Three years into the U.S. oil boom, the record profits appear to be leveling off.

Oil prices are relatively flat. And increased drilling costs are cutting into the bottom line for many companies.

Financial performance of the U.S. oil companies has been mixed, said Pavel Molchanov, an analyst with Raymond James.

“In oil, it’s case by case,” he said. “The companies that have the much more significant growth were more natural gas focused.”

Because of shortages caused by the cold winter, U.S. natural gas prices averaged $5.20 per MMBtu in the first three months of 2014. Last year, they averaged less than $3.50.

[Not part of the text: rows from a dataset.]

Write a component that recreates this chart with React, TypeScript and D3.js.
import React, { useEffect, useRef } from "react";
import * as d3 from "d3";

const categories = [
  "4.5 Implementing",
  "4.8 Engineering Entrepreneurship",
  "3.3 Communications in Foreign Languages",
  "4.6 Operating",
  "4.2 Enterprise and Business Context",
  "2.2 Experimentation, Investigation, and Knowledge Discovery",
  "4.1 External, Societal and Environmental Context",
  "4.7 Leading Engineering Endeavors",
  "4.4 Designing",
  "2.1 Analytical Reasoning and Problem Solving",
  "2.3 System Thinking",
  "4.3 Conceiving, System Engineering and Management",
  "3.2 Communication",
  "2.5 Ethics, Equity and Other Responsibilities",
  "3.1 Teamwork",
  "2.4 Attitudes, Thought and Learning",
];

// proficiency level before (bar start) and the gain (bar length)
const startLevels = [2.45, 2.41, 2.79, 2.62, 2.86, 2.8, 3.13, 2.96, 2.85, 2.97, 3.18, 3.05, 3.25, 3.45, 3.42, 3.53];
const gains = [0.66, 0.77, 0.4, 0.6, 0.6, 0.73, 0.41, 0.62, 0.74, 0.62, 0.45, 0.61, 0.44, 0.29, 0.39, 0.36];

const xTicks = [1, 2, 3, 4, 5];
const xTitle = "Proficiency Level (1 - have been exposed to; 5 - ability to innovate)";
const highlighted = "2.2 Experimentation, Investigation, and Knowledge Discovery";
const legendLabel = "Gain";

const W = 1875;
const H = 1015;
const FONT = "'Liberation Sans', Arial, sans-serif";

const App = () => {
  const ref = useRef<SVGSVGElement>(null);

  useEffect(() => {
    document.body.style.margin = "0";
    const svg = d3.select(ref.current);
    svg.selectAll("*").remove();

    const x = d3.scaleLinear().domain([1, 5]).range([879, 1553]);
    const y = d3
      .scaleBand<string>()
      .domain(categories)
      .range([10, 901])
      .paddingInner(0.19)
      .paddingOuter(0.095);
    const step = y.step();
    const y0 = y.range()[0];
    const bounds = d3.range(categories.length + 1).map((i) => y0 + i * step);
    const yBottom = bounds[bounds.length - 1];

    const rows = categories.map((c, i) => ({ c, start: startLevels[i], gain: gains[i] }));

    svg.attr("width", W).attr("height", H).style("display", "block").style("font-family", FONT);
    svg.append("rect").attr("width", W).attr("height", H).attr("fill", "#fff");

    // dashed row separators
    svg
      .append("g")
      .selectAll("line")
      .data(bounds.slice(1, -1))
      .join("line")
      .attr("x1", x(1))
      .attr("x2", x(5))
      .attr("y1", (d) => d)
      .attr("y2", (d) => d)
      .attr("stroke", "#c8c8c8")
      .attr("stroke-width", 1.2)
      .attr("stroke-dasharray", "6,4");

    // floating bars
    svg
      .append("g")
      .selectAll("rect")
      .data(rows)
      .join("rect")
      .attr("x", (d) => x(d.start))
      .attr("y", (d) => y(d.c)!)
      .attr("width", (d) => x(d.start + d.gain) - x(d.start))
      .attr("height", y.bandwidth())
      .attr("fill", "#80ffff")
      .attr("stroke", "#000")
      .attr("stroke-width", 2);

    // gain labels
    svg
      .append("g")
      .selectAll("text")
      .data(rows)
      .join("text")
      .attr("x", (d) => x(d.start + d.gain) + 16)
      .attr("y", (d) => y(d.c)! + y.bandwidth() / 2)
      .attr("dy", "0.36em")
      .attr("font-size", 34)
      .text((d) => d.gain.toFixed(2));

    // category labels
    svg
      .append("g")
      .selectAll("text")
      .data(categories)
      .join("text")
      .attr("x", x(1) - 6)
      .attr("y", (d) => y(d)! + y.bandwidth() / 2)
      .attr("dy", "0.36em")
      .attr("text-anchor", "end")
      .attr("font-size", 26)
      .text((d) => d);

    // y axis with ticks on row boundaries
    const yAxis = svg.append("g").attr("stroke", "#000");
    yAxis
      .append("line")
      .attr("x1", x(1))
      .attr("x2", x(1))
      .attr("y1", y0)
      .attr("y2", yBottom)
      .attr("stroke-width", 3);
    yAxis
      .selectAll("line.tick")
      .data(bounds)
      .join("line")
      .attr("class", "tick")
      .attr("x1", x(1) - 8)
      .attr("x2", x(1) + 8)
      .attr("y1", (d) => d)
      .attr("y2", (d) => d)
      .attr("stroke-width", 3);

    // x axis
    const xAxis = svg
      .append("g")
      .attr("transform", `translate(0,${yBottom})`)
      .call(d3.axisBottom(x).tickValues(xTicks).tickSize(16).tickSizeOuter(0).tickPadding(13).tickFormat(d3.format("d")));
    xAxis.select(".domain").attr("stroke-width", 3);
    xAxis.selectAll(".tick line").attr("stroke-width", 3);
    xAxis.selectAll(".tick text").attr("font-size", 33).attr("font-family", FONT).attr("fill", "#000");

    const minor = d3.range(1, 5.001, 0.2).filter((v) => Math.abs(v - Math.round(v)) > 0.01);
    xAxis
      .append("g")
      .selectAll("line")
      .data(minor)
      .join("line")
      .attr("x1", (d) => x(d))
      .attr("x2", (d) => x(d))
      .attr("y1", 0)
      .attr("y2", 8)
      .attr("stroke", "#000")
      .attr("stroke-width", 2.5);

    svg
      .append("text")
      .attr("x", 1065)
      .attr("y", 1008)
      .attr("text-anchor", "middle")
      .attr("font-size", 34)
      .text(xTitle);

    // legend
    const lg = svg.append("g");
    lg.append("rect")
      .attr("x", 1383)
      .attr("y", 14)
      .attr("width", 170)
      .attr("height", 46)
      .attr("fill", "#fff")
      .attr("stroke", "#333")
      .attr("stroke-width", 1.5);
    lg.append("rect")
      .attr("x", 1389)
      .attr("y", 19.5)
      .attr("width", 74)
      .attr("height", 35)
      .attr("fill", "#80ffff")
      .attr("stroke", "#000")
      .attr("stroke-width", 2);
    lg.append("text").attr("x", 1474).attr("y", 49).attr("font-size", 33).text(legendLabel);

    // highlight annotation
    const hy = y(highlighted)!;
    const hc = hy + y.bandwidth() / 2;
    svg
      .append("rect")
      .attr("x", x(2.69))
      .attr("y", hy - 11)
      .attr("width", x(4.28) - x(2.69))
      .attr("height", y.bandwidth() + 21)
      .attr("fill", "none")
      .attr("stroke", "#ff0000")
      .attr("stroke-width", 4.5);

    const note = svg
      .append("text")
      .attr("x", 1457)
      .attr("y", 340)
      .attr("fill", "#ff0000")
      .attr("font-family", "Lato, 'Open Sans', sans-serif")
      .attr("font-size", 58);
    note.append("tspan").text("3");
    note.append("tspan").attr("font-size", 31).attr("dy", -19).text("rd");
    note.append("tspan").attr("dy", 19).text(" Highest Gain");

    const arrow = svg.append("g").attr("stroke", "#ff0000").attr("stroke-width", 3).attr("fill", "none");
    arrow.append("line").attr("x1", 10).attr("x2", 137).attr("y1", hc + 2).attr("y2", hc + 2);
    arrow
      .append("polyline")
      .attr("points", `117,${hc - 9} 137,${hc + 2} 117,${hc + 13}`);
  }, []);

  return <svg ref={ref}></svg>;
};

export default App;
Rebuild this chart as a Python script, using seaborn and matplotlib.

Oil prices have held steadier. West Texas Intermediate, the U.S. benchmark crude, was trading for $99 a barrel on average through the first three months of 2013, up $4 from a year ago.

But some companies, which employ complex contracts to sell oil, have struggled to get the same prices they did a year ago.

Denbury Resources in Plano, Texas, which specializes in extracting oil from mature fields, reported first-quarter profit of $58 million Tuesday. That was down from $88 million a year ago.

The company said that through the first three months of the year its oil was selling for $98 a barrel on average, down from $106 in the same period in 2013. Production costs were up 5 percent to more than $26 a barrel.

“We are more concerned about regional price differentials falling, especially in the Gulf Coast,” Robert Bellinski, an analyst for the research firm Morningstar, wrote in a report Tuesday.

Pioneer Natural Resources, the Irving, Texas-based firm with heavy production in West Texas, reported first-quarter profit of $123 million Tuesday. That was up more than 10 percent from a year ago.

Pioneer was selling oil for less than $93 a barrel, well below the rate on the New York Mercantile Exchange. That was an improvement over a year ago, and the company’s production costs actually decreased to around $14 a barrel.